The long-term data set the Shark Lab has developed is “foundational” to understanding the species, Freedman said. “When these tags are implanted, they are good for 10 years, so it gives us a really important window into 10 years of life for this species.”

That valuable data set will be important in coming years, as climate shifts can change the way sea species move and migrate, he said. “Having that data set continue would be very beneficial to understanding the way these animals use the ocean.”

Shark Lab researchers are working on new ways to figure out if they can match DNA to specific sharks, or tell how many sharks are in nearby waters based on the amount of DNA detected.

“That’s where we need to go, that would be a valuable monitoring tool,” Lowe said. “It’s like a 23andMe for white sharks.”

If successful, it would be a quick way for lifeguards to know whether they should close beaches. Following a shark bumping a surfer at T-Street in San Clemente a few weeks ago, beaches were closed for 24 hours during the busy Memorial Day holiday weekend, having an impact on the economy as people went elsewhere for their beach visit.

If lifeguards had DNA testing capabilities, they could detect whether a shark has left the area and reopen the ocean water based on that information, Lowe said.

“We don’t know how many are out there, or are they just passing through,” he said. “The better the tagging, drone and DNA techniques are in the future, we may be able to answer those questions.”

That’s what the program is all about: how can information be used to keep people, and sharks, safe.

In just a few months, the advancements the Shark Lab has made in the past few years could dissolve without the $1 million a year it takes to keep the program afloat. Lowe and his team have been seeking out grants and other fundraising ideas, but so far have come up short.

“If we can’t find state money, we are looking for private foundation sources just to keep us alive,” Lowe said.

The program currently has five full-time staff, as well as a handful of part-timers and student assistants.

If it can’t find funding, the Shark Lab would end up working with a “major skeleton operation,” would have to pull most of its receivers out of the ocean, and there would be no more funds to do shark-tagging operations, Lowe said.

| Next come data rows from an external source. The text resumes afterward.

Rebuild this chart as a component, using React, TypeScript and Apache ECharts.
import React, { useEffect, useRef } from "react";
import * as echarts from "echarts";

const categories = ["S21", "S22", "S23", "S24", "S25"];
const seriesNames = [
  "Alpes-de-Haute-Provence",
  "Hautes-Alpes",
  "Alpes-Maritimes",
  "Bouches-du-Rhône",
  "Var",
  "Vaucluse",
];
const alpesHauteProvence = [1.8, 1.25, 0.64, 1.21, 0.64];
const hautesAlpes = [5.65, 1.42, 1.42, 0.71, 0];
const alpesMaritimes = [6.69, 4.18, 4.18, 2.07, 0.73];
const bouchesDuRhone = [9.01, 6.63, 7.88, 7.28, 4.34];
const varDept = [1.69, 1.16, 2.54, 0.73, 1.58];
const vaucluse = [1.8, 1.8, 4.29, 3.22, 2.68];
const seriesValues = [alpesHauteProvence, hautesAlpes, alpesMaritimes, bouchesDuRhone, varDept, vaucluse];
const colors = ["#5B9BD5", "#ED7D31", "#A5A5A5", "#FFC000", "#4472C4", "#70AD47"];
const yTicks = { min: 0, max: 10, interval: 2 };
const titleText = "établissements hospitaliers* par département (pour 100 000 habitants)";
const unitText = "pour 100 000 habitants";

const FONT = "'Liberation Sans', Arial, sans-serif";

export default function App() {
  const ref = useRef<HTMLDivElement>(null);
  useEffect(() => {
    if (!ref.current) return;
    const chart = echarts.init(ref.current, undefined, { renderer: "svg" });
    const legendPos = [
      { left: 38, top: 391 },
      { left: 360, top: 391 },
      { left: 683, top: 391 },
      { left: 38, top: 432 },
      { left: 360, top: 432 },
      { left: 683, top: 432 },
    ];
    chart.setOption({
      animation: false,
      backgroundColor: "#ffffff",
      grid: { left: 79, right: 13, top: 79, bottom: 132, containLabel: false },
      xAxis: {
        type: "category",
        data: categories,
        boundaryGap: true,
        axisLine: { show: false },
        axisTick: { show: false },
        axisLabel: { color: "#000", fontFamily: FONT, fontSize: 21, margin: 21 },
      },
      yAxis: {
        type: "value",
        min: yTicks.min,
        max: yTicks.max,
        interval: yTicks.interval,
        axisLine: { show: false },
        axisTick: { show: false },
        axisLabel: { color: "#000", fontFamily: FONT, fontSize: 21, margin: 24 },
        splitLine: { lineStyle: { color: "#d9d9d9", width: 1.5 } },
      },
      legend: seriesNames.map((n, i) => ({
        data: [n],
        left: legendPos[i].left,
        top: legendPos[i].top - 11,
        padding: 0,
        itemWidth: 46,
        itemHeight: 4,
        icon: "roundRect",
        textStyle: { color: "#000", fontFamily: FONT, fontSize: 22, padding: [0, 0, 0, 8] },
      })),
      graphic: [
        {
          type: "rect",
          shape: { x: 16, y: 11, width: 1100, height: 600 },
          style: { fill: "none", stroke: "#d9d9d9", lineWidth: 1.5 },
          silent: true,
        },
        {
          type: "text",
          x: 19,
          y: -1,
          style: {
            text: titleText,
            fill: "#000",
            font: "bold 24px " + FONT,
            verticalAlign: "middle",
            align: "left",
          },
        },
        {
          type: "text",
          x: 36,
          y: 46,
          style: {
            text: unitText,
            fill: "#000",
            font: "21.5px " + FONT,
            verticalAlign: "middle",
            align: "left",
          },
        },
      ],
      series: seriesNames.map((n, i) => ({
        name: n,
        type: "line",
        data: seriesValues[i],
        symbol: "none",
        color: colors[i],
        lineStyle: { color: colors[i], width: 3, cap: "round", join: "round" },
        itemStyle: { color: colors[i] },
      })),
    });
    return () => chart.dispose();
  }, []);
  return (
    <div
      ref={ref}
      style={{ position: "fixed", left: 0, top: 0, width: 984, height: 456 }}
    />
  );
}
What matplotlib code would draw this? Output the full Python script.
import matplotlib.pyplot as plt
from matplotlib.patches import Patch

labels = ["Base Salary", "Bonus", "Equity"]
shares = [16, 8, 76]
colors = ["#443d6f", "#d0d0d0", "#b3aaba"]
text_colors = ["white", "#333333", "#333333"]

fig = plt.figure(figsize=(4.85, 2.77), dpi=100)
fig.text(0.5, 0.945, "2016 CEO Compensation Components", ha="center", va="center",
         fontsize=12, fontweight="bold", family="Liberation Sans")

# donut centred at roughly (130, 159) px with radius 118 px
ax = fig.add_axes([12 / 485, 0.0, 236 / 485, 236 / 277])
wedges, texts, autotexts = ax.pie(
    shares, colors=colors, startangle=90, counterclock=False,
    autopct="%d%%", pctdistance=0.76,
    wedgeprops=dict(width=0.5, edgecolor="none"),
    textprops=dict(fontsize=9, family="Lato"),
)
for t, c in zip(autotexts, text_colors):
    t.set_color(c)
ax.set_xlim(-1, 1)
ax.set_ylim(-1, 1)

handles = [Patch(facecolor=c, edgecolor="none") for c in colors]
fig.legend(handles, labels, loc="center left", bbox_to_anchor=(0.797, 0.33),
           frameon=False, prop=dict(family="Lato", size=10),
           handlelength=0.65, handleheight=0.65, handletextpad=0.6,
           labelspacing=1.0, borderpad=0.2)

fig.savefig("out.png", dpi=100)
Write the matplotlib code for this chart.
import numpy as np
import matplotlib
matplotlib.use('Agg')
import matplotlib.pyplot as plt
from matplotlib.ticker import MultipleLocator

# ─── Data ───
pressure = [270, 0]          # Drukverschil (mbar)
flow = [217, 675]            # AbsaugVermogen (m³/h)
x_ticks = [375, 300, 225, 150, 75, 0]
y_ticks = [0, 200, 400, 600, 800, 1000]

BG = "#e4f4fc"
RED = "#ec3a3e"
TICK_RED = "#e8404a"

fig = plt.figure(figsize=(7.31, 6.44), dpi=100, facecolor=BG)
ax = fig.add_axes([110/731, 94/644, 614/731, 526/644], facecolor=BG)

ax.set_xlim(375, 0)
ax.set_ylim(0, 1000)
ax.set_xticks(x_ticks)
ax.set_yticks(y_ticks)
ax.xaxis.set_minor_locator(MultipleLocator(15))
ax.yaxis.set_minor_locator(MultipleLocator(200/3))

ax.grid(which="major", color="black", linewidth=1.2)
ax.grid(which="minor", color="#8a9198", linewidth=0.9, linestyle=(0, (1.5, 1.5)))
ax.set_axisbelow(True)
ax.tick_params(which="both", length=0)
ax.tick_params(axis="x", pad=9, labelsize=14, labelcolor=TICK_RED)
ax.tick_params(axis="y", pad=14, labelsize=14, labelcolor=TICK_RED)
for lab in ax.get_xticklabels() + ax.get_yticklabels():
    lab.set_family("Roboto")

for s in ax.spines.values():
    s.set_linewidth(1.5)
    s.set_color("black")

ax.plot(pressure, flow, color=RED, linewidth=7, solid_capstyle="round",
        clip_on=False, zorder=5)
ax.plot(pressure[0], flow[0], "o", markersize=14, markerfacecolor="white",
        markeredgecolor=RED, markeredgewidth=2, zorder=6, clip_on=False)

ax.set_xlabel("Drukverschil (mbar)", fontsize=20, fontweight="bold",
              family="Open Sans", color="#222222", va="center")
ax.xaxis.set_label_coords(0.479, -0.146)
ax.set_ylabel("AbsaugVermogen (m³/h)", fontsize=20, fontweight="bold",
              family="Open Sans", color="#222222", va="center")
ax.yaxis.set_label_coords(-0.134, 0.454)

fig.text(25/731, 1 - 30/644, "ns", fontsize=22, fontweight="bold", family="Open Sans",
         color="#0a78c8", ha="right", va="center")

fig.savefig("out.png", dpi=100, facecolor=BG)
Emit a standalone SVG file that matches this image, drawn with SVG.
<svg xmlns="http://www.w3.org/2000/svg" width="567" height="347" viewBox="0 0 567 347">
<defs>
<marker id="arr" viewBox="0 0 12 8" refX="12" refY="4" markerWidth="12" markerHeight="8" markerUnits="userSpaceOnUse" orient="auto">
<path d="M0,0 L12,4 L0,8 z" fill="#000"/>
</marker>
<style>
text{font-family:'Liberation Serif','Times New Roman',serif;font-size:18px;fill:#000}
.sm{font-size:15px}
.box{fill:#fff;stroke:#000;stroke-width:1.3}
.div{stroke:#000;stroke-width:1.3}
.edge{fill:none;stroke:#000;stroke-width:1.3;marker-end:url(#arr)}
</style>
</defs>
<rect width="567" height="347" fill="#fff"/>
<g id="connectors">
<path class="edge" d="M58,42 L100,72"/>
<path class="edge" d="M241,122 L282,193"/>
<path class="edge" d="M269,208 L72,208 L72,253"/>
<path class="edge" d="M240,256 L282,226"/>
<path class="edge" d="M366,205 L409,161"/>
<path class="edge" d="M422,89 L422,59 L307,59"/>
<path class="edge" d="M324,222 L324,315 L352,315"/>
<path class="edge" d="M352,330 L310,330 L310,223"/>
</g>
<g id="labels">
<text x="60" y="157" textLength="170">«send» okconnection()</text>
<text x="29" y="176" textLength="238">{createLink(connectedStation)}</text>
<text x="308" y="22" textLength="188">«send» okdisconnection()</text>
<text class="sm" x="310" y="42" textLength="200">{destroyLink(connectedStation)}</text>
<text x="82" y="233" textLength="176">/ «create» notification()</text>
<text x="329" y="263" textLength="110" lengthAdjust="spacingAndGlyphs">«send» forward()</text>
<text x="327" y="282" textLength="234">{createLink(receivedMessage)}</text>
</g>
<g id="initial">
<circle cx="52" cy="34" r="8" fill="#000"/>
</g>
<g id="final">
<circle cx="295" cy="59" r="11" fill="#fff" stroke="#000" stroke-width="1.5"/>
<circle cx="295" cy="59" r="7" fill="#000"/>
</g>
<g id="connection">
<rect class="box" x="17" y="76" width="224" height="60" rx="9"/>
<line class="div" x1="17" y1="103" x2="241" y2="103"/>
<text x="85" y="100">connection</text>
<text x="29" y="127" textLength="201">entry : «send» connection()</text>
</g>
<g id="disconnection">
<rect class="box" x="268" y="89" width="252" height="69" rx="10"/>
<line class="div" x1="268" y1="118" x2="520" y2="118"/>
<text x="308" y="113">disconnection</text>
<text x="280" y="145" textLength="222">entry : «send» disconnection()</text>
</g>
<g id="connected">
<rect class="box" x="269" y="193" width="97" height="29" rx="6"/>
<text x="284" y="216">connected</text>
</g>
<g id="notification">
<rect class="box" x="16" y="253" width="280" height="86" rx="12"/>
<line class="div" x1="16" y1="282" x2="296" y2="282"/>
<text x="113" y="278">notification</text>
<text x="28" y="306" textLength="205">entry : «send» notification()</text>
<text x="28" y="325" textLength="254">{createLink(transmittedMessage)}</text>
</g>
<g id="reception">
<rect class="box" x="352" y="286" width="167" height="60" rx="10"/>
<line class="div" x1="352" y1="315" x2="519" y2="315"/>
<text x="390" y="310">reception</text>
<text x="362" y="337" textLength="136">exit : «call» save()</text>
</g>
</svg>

Newport Beach Marine Safety Chief Brian O’Rourke called the Shark Lab program “extremely important.”

The longtime lifeguard said it’s really only in the past decade that there has been such a large number of shark sightings, and it’s important to work with the Shark Lab to educate the public and keep them safe if there’s an aggressive shark in the water near beachgoers.

Prior to the Shark Lab teaming with lifeguards, there was no set protocol or policy when it came to beachgoers encountering sharks, O’Rourke said.

“It’s really helped out lifeguards, with our knowledge regarding sharks out in our ocean,” he said of the Shark Lab. “It’s extremely valuable information and everything starts with education, and that’s what they are bringing for all of California. It’s valuable for us.”

While the lifeguard’s job is to educate the public about rip currents and the dangers of big swells, their out of their depth with sharks, O’Rourke said, calling Lowe and his team the “go-to resource.”

“We don’t have that expertise knowledge to collect data to go out and do research. There’s so many things we benefit from that we’re going to lose,” he said. “There’s a lot of unknowns about sharks.”